The first factor—whether the moving party will suffer substantial injury—weighs in favor of the Receivership. This factor is essentially a balancing of Trustmark’s interest with the interests of the Receivership. See Stanford I, 424 Fed.Appx. at 341 (“The first factor essentially balances the interests in preserving the receivership estate with the interests of the Appellants.”). While it is probable that Trustmark will suffer injury since it is not assured of recouping the full letter of credit amount from the Receivership, that does not outweigh the interest the Receivership has in maintaining the estate. The Receiver’s task to “marshal, preserve and conserve the receivership estate is as much for [Trustmark’s] benefit as for the benefit of all the other investors—investors who also lost amounts of money” is an important interest. Id. The final two factors cancel each other out with the second factor—the time in the course of the Receivership—weighing in favor of the Receiver, and the third factor—the merit of the moving party’s underlying claim—weighing in favor of Trustmark. This means that the Wencke factors, on balance, indicate that the district court’s decision was correct. We therefore affirm the ruling of the district court.

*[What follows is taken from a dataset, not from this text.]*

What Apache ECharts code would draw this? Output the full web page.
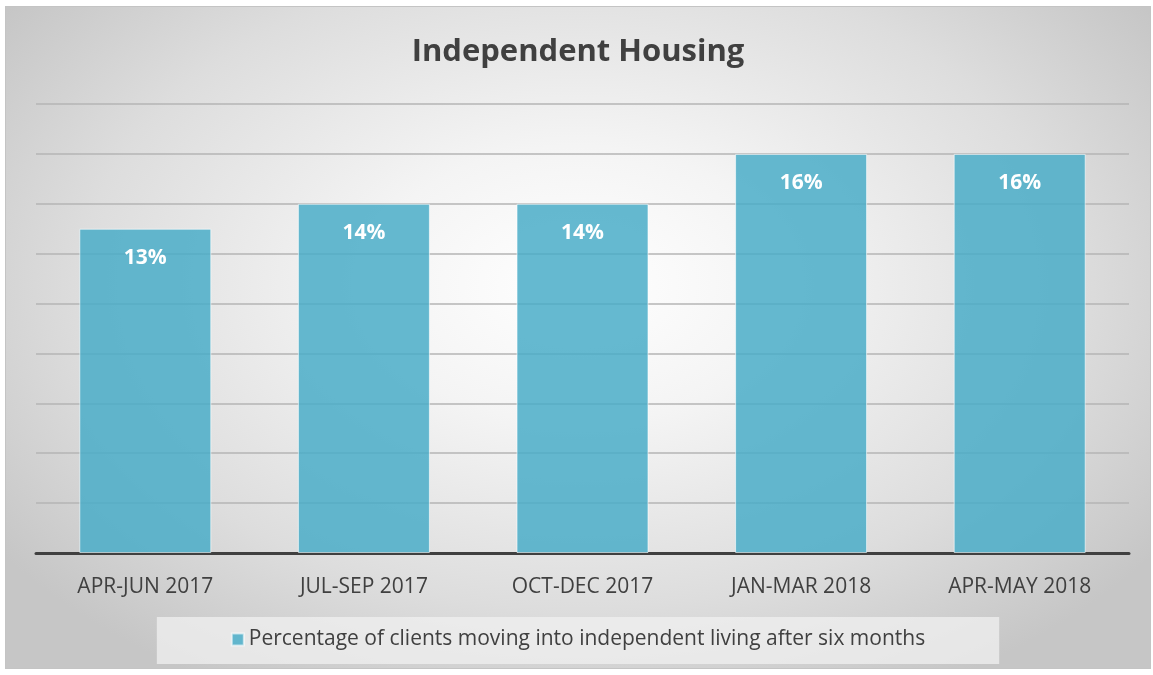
<!DOCTYPE html>
<html>
<head>
<meta charset="utf-8">
<script src="https://cdn.jsdelivr.net/npm/echarts@6/dist/echarts.min.js"></script>
<style>
  html, body { margin: 0; padding: 0; background: #fff; }
  #main {
    position: absolute;
    left: 5px;
    top: 6px;
    width: 1144px;
    height: 661px;
    border: 1px solid #c4c4c4;
    background: radial-gradient(ellipse 62% 70% at 50% 42%, #ffffff 0%, #f4f4f4 30%, #dddddd 70%, #c6c6c6 100%);
  }
</style>
</head>
<body>
<div id="main"></div>
<script>
// 数据
const categories = ["APR-JUN 2017", "JUL-SEP 2017", "OCT-DEC 2017", "JAN-MAR 2018", "APR-MAY 2018"];
const values = [13, 14, 14, 16, 16];
const seriesName = "Percentage of clients moving into independent living after six months";

const myChart = echarts.init(document.getElementById("main"));
const option = {
  textStyle: { fontFamily: "Open Sans" },
  title: {
    text: "Independent Housing",
    left: "center",
    top: 25,
    textStyle: { color: "#404040", fontSize: 31, fontWeight: "bold", fontFamily: "Open Sans" },
  },
  legend: {
    data: [seriesName],
    top: 610,
    left: "center",
    icon: "rect",
    itemWidth: 12,
    itemHeight: 12,
    itemGap: 6,
    padding: [12, 74, 14, 74],
    backgroundColor: "rgba(240,240,240,0.75)",
    textStyle: { color: "#404040", fontSize: 21, fontFamily: "Open Sans" },
  },
  grid: { left: 30, right: 21, top: 97, height: 449, containLabel: false },
  xAxis: {
    type: "category",
    data: categories,
    axisLine: { lineStyle: { color: "#404040", width: 3 } },
    axisTick: { show: false },
    axisLabel: { color: "#404040", fontSize: 21, margin: 24, fontFamily: "Open Sans" },
  },
  yAxis: {
    type: "value",
    min: 0,
    max: 18,
    interval: 2,
    axisLabel: { show: false },
    axisLine: { show: false },
    axisTick: { show: false },
    splitLine: { lineStyle: { color: "#b4b4b4", width: 1.5 } },
  },
  series: [
    {
      name: seriesName,
      type: "bar",
      data: values,
      barWidth: 132,
      itemStyle: {
        color: "rgba(74,173,200,0.85)",
        borderColor: "rgba(255,255,255,0.6)",
        borderWidth: 1,
      },
      label: {
        show: true,
        position: "insideTop",
        distance: 19,
        formatter: "{c}%",
        color: "#ffffff",
        fontSize: 21,
        fontWeight: "bold",
        fontFamily: "Open Sans",
      },
    },
  ],
};
myChart.setOption(option);
</script>
</body>
</html>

Id. Also, in considering whether to lift the stay, the Circuit Court took into account that the party seeking to lift the stay would certainly lose money as a result of the receivership action. Nevertheless, the Court determined that it is more important to preserve the Estate for the whole body of creditors.

In U.S. v. Acorn Technology Fund, L.P., 429 F.3d 438, 443 (3rd Cir. 2005), the Third Circuit Court of Appeals affirmed the District Court’s ruling upholding the receivership stay despite recognizing that a court should weigh the interests of litigants to have their day in court. See id. (affirming District Court ruling that defrauded investors were not entitled to stay relief against receivership estate).

The Third Court reasoned as follows:

A receiver must be given a chance to do the important job of marshaling and untangling a company’s assets without being forced into court by every investor or claimant. Nevertheless, an appropriate escape valve, which allows potential litigants to petition the court for permission to sue, is necessary so that litigants are not denied a day in court during a lengthy stay.


Accordingly, purported creditors are not likely to succeed on a motion for stay relief against the receivership estate based on the general preference of courts appointing receivers to allow the receiver to resolve claims against the estate through the receivership process in the most efficient manner possible.